De hecho, nada de lo que ocurre en las realidades humanas puede ser indiferente a la conciencia cristiana: «no hay nada auténticamente humano que no encuentre eco en el corazón de los cristianos» (Juan Pablo II, Discurso a las Naciones Unidas, 1995). Y esto es aún más cierto cuando se trata de situaciones que corren el riesgo de comprometer «el desarrollo de los pueblos que caminan decididamente hacia la meta de su pleno florecimiento» (Pablo VI, Populorum progressio, 1), y por tanto amenazar directamente aquella «infinita dignidad» que «es el fundamento del primado de la persona humana y la protección de sus derechos» (Dignitas Infinita, 1).
Naturalmente, la respuesta que surgirá de una conciencia cristiana que se deje seriamente interpelar por estos procesos será la de un renovado compromiso activo en la promoción de la cultura de los derechos, a partir de un esfuerzo por construir o reforzar una conciencia generalizada de su carácter fundamental.
Este compromiso –en las formas que sugieran las condiciones personales de cada uno– es una exigencia imperativa del cristiano. Se puede decir que el compromiso de promover la tutela de los derechos es una necesidad específica que nace del mandamiento de la caridad: «Cada vez que lo hicisteis a uno de estos mis hermanos más pequeños, a mí lo hicisteis» (Mt 25,40).
Pero aún más: toda indiferencia o pereza en este plano es un acto contrario al designio de Dios. Como recuerda el último Concilio Ecuménico Vaticano II, «es necesario superar y eliminar toda discriminación en relación con los derechos fundamentales de la persona, que es contraria al designio de Dios» (Gaudium et Spes, 29).

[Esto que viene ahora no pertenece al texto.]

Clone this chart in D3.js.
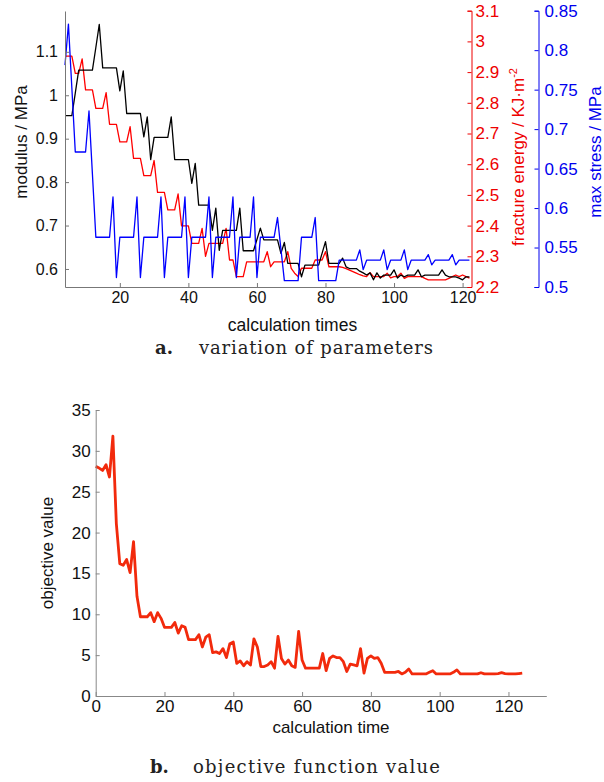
<!DOCTYPE html>
<html><head><meta charset="utf-8">
<script src="https://cdn.jsdelivr.net/npm/d3@7"></script>
<style>body{margin:0;background:#fff}svg{display:block}</style>
</head><body>
<svg id="c" width="604" height="782"></svg>
<script>
// ---------- data: chart a (calculation times 4..122) ----------
const iterStartA = 4;
const modulus = [0.953,0.953,0.953,1.005,1.058,1.058,1.058,1.058,1.058,1.110,1.163,
1.063,1.063,1.063,1.063,1.063,1.010,1.056,0.958,0.958,0.958,0.958,0.958,0.904,0.950,0.852,
0.903,0.903,0.903,0.903,0.903,0.950,0.852,0.852,0.852,0.852,0.852,0.797,0.843,
0.747,0.747,0.747,0.747,0.689,0.740,0.643,0.689,0.689,0.689,0.689,0.689,0.740,
0.642,0.642,0.642,0.642,0.668,0.694,0.667,0.667,0.667,0.667,0.667,0.636,0.661,
0.613,0.613,0.613,0.613,0.582,0.609,0.609,0.609,0.609,0.609,0.636,0.663,
0.613,0.613,0.613,0.613,0.625,0.605,0.601,0.601,0.601,
0.595,0.591,0.586,0.591,0.575,0.591,0.579,0.586,0.586,0.586,0.598,0.579,0.586,0.582,
0.586,0.586,0.586,0.598,0.582,0.586,0.586,0.586,0.586,0.586,0.598,0.586,
0.582,0.582,0.582,0.579,0.575,0.582,0.582];
const fractureEnergy = [2.952,2.952,2.952,2.896,2.896,2.943,2.842,2.842,2.842,
2.782,2.782,2.782,2.833,2.730,2.730,2.730,2.673,2.673,2.673,2.722,2.619,2.619,2.619,
2.563,2.563,2.563,2.612,2.508,2.508,2.508,2.451,2.451,2.451,2.503,2.399,2.399,2.399,
2.342,2.342,2.342,2.391,2.300,2.342,2.342,2.342,2.342,2.342,2.391,2.288,2.288,
2.234,2.234,2.234,2.282,2.282,2.282,2.282,2.282,2.282,2.315,2.266,2.282,2.282,2.282,2.282,
2.315,2.261,2.245,2.234,2.261,2.261,2.261,2.261,2.288,2.288,2.288,2.315,
2.266,2.266,2.266,2.266,2.264,2.260,2.255,2.250,2.245,2.240,2.236,2.234,
2.247,2.234,2.234,2.234,2.234,2.245,2.230,2.234,2.234,2.245,2.228,
2.234,2.234,2.234,2.234,2.234,2.228,2.223,2.223,2.223,2.223,2.223,2.223,
2.228,2.234,2.239,2.234,2.239,2.234,2.229];
const maxStress = [0.781,0.833,0.752,0.671,0.671,0.671,0.671,0.723,0.643,
0.563,0.563,0.563,0.563,0.563,0.614,0.512,0.563,0.563,0.563,0.563,0.563,0.614,0.512,
0.563,0.563,0.563,0.563,0.563,0.614,0.512,0.563,0.563,0.563,0.563,0.563,0.614,0.512,
0.563,0.563,0.563,0.563,0.563,0.614,0.512,0.563,0.563,0.563,0.563,0.563,0.614,0.512,
0.563,0.563,0.563,0.563,0.614,0.512,0.563,0.563,0.563,0.563,0.563,0.588,0.548,
0.508,0.508,0.508,0.508,0.508,0.563,0.563,0.563,0.563,0.588,
0.508,0.508,0.508,0.508,0.508,0.508,0.534,0.534,0.534,0.534,0.534,0.534,0.547,0.522,
0.534,0.534,0.534,0.534,0.534,0.547,0.522,0.534,0.534,0.534,0.534,0.547,0.522,
0.534,0.534,0.534,0.534,0.534,0.541,0.528,0.534,0.534,0.534,0.534,0.534,0.541,0.528,
0.534,0.534,0.534,0.534];
const iterTicksA = [20,40,60,80,100,120];
const modTicks = [0.6,0.7,0.8,0.9,1.0,1.1];
const energyTicks = [2.2,2.3,2.4,2.5,2.6,2.7,2.8,2.9,3.0,3.1];
const stressTicks = [0.5,0.55,0.6,0.65,0.7,0.75,0.8,0.85];

// ---------- data: chart b (calculation time 0..124) ----------
const iterStartB = 0;
const objectiveValue = [28.1,27.9,27.6,28.3,26.8,31.8,21.1,16.2,16.0,16.7,15.1,18.9,12.2,
9.7,9.7,9.7,10.2,9.1,10.2,9.5,8.4,8.4,8.4,9.0,7.7,8.6,8.4,6.9,6.9,6.9,7.5,6.0,7.2,7.5,
5.3,5.4,5.2,5.8,4.7,6.4,6.6,4.0,4.3,3.7,4.2,3.8,7.0,6.0,3.6,3.6,3.8,4.2,3.4,7.3,4.6,
3.9,4.4,3.7,3.5,7.9,4.4,3.4,3.4,3.4,3.4,3.4,5.2,3.1,4.6,4.9,4.7,4.7,4.2,3.0,3.9,3.8,
3.7,5.8,2.8,4.6,4.9,4.6,4.7,4.0,2.9,2.9,2.9,2.9,3.0,2.7,2.9,3.3,2.7,2.7,2.7,2.7,2.7,
2.9,3.1,2.7,2.7,2.7,2.7,2.7,2.9,3.2,2.7,2.7,2.7,2.7,2.7,2.7,2.85,2.7,2.7,2.7,2.7,2.75,
2.85,2.75,2.7,2.7,2.7,2.75,2.8];
const iterTicksB = [0,20,40,60,80,100,120];
const objTicks = [0,5,10,15,20,25,30,35];

// ---------- drawing ----------
const svg = d3.select('#c');
const FONT = "'Liberation Sans', Arial, sans-serif";
const fmt = d3.format('~g');

function styleAxis(g, color, size) {
  g.selectAll('path.domain').attr('stroke', color).attr('stroke-width', 1);
  g.selectAll('.tick line').attr('stroke', color).attr('stroke-width', 1);
  g.selectAll('.tick text').attr('fill', color).attr('font-family', FONT).attr('font-size', size);
}

// chart a
const xA = d3.scaleLinear().domain([4, 122.6]).range([65, 471.5]);
const yMod = d3.scaleLinear().domain([0.5585, 1.194]).range([287, 11]);
const yEn = d3.scaleLinear().domain([2.2, 3.1]).range([287, 10.7]);
const ySt = d3.scaleLinear().domain([0.5, 0.85]).range([287, 10.7]);

const gA = svg.append('g');
const seriesA = [
  {vals: fractureEnergy, y: yEn, color: '#ff0000'},
  {vals: modulus, y: yMod, color: '#000000'},
  {vals: maxStress, y: ySt, color: '#0000ff'}
];
seriesA.forEach(s => {
  const line = d3.line().x((d, i) => xA(iterStartA + i)).y(d => s.y(d));
  gA.append('path').datum(s.vals).attr('d', line).attr('fill', 'none')
    .attr('stroke', s.color).attr('stroke-width', 1.3).attr('stroke-linejoin', 'round');
});

const axL = gA.append('g').attr('transform', 'translate(65,0)')
  .call(d3.axisLeft(yMod).tickValues(modTicks).tickFormat(fmt).tickSize(-4).tickSizeOuter(0).tickPadding(7));
styleAxis(axL, '#777', 16); axL.selectAll('.tick text').attr('fill', '#111');
const axB = gA.append('g').attr('transform', 'translate(0,287)')
  .call(d3.axisBottom(xA).tickValues(iterTicksA).tickSize(-4).tickSizeOuter(0).tickPadding(5));
styleAxis(axB, '#777', 16); axB.selectAll('.tick text').attr('fill', '#111');
const axR = gA.append('g').attr('transform', 'translate(471.5,0)')
  .call(d3.axisRight(yEn).tickValues(energyTicks).tickFormat(fmt).tickSize(-4).tickSizeOuter(-4).tickPadding(4));
styleAxis(axR, '#ee0000', 17);
const axS = gA.append('g').attr('transform', 'translate(538.5,0)')
  .call(d3.axisRight(ySt).tickValues(stressTicks).tickFormat(fmt).tickSize(-4).tickSizeOuter(-4).tickPadding(6));
styleAxis(axS, '#0000ee', 17);

gA.append('text').attr('transform', 'translate(27,142) rotate(-90)').attr('text-anchor', 'middle')
  .attr('font-family', FONT).attr('font-size', 17).attr('fill', '#111').text('modulus / MPa');
gA.append('text').attr('x', 292.5).attr('y', 331).attr('text-anchor', 'middle')
  .attr('font-family', FONT).attr('font-size', 17.5).attr('fill', '#111').text('calculation times');
const tEn = gA.append('text').attr('transform', 'translate(524,157) rotate(-90)').attr('text-anchor', 'middle')
  .attr('font-family', FONT).attr('font-size', 17).attr('fill', '#ee0000');
tEn.append('tspan').text('fracture energy / KJ\u00b7m');
tEn.append('tspan').attr('dy', -7).attr('font-size', 11).text('-2');
gA.append('text').attr('transform', 'translate(601,152) rotate(-90)').attr('text-anchor', 'middle')
  .attr('font-family', FONT).attr('font-size', 17).attr('fill', '#0000ee').text('max stress / MPa');

// caption a
const SERIF = "'DejaVu Serif', 'Liberation Serif', serif";
svg.append('text').attr('x', 155).attr('y', 354).attr('font-family', SERIF).attr('font-weight', 'bold')
  .attr('font-size', 18).attr('fill', '#222').text('a.');
svg.append('text').attr('x', 199).attr('y', 354).attr('font-family', SERIF)
  .attr('font-size', 18).attr('fill', '#222').attr('textLength', 234).attr('lengthAdjust', 'spacing')
  .text('variation of parameters');

// chart b
const xB = d3.scaleLinear().domain([0, 131]).range([95.7, 546.3]);
const yB = d3.scaleLinear().domain([0, 35]).range([696, 410]);
const gB = svg.append('g');
gB.append('path').datum(objectiveValue)
  .attr('d', d3.line().x((d, i) => xB(iterStartB + i)).y(d => yB(d)))
  .attr('fill', 'none').attr('stroke', '#f22a0c').attr('stroke-width', 2.8).attr('stroke-linejoin', 'round');
const bL = gB.append('g').attr('transform', 'translate(95.7,0)')
  .call(d3.axisLeft(yB).tickValues(objTicks).tickSize(-4).tickSizeOuter(0).tickPadding(5));
styleAxis(bL, '#888', 17); bL.selectAll('.tick text').attr('fill', '#111');
const bB = gB.append('g').attr('transform', 'translate(0,696)')
  .call(d3.axisBottom(xB).tickValues(iterTicksB).tickSize(-4).tickSizeOuter(0).tickPadding(4));
styleAxis(bB, '#888', 17); bB.selectAll('.tick text').attr('fill', '#111');
gB.append('text').attr('transform', 'translate(53,553) rotate(-90)').attr('text-anchor', 'middle')
  .attr('font-family', FONT).attr('font-size', 17).attr('fill', '#111').text('objective value');
gB.append('text').attr('x', 331).attr('y', 733).attr('text-anchor', 'middle')
  .attr('font-family', FONT).attr('font-size', 17).attr('fill', '#111').text('calculation time');

// caption b
svg.append('text').attr('x', 150).attr('y', 773).attr('font-family', SERIF).attr('font-weight', 'bold')
  .attr('font-size', 18).attr('fill', '#222').text('b.');
svg.append('text').attr('x', 193).attr('y', 773).attr('font-family', SERIF)
  .attr('font-size', 18).attr('fill', '#222').attr('textLength', 247).attr('lengthAdjust', 'spacing')
  .text('objective function value');
</script>
</body></html>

Es esencial, sin embargo, que en este compromiso el cristiano mantenga una postura que sea en sí misma un testimonio ante el mundo, como para darle razón de la esperanza que hay en nosotros (1 Pedro 3,16). Ésta es quizá la nota más difícil de conservar, o de recuperar, en el desánimo al que inclina el contexto actual, pero que quizá debe caracterizar más inmediatamente una conciencia cristiana.
El cristiano, de hecho, incluso en los giros a menudo difíciles de la historia humana, está llamado a mantener la íntima confianza de que el destino de la historia ya está escrito y es un destino de bien. Lo que significa que es un destino de plena afirmación y valorización de la dignidad humana y por tanto de plena afirmación de los derechos.
En otras palabras, el cristiano sabe que el camino hacia la realización de ese plan de Dios en el que ya no hay ningún tipo de discriminación es un camino que puede experimentar resistencias, ralentizaciones y quizá incluso retrocesos, pero cuyo aterrizaje feliz ya es seguro, porque está enraizado en la eficacia de la obra de salvación. Se puede decir en cierto sentido que perder la confianza en el progreso del camino de los derechos fundamentales equivale a dudar de la eficacia de la salvación, a dudar del poder del plan de Dios.
En cambio, es manteniendo esta confianza –esta esperanza, teológicamente entendida– como el compromiso político de cada cristiano en el mundo estará correctamente orientado, porque «toda acción humana seria y recta es esperanza en acción» [Benedicto XVI, Spe Salvi, 35].
En las fatigas y dificultades de nuestro compromiso por no dejar que la cultura de los derechos sea saqueada por nadie, escucharemos siempre de nuevo la promesa del Maestro que ya lo ha realizado todo: «No tengáis miedo. Yo he vencido al mundo» (Jn 16,33).